| Recorded information |
■ ■ ■ ■ ■ ■ ■
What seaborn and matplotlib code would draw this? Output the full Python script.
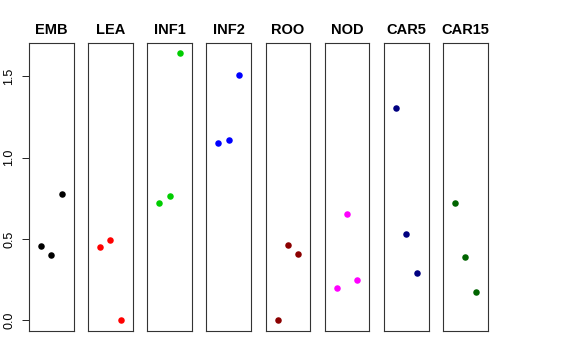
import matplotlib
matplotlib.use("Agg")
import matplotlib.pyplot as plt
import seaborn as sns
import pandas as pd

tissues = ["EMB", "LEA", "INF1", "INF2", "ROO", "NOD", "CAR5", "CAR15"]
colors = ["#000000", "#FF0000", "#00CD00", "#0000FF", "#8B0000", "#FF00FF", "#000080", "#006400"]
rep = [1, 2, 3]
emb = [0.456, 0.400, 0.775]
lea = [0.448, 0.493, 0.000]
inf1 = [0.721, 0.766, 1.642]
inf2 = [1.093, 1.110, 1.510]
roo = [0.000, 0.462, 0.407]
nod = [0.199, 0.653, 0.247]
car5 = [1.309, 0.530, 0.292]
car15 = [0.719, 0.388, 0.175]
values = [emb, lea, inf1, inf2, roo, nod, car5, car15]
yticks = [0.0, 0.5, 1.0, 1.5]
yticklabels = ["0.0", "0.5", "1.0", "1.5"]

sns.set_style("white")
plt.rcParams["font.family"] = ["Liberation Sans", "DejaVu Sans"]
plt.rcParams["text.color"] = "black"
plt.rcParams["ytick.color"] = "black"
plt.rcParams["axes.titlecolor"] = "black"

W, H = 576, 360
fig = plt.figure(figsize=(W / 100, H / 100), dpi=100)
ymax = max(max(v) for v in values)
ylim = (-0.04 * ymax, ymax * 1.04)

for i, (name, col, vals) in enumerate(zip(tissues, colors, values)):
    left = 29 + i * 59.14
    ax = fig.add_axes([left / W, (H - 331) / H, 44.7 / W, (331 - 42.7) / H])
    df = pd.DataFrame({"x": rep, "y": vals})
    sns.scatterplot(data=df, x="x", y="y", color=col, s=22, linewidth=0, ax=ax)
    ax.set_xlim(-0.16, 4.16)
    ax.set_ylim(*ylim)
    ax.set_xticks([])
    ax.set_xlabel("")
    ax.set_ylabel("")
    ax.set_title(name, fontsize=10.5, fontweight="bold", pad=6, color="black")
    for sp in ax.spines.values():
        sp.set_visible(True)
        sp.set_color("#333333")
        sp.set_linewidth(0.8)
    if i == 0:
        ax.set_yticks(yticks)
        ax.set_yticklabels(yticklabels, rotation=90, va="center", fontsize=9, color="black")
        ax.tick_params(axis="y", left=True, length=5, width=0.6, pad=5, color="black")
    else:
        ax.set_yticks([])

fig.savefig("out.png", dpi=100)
■ ■ ■ ■ ■ ■ ■
| Exercise brief |
Restate each line from the start of the listing through the line bearing "ylim = (-0.04 * ymax, ymax * 1.04)" word for word. Drop the pictures.

| Solution for this problem |
What seaborn and matplotlib code would draw this? Output the full Python script.
import matplotlib
matplotlib.use("Agg")
import matplotlib.pyplot as plt
import seaborn as sns
import pandas as pd

tissues = ["EMB", "LEA", "INF1", "INF2", "ROO", "NOD", "CAR5", "CAR15"]
colors = ["#000000", "#FF0000", "#00CD00", "#0000FF", "#8B0000", "#FF00FF", "#000080", "#006400"]
rep = [1, 2, 3]
emb = [0.456, 0.400, 0.775]
lea = [0.448, 0.493, 0.000]
inf1 = [0.721, 0.766, 1.642]
inf2 = [1.093, 1.110, 1.510]
roo = [0.000, 0.462, 0.407]
nod = [0.199, 0.653, 0.247]
car5 = [1.309, 0.530, 0.292]
car15 = [0.719, 0.388, 0.175]
values = [emb, lea, inf1, inf2, roo, nod, car5, car15]
yticks = [0.0, 0.5, 1.0, 1.5]
yticklabels = ["0.0", "0.5", "1.0", "1.5"]

sns.set_style("white")
plt.rcParams["font.family"] = ["Liberation Sans", "DejaVu Sans"]
plt.rcParams["text.color"] = "black"
plt.rcParams["ytick.color"] = "black"
plt.rcParams["axes.titlecolor"] = "black"

W, H = 576, 360
fig = plt.figure(figsize=(W / 100, H / 100), dpi=100)
ymax = max(max(v) for v in values)
ylim = (-0.04 * ymax, ymax * 1.04)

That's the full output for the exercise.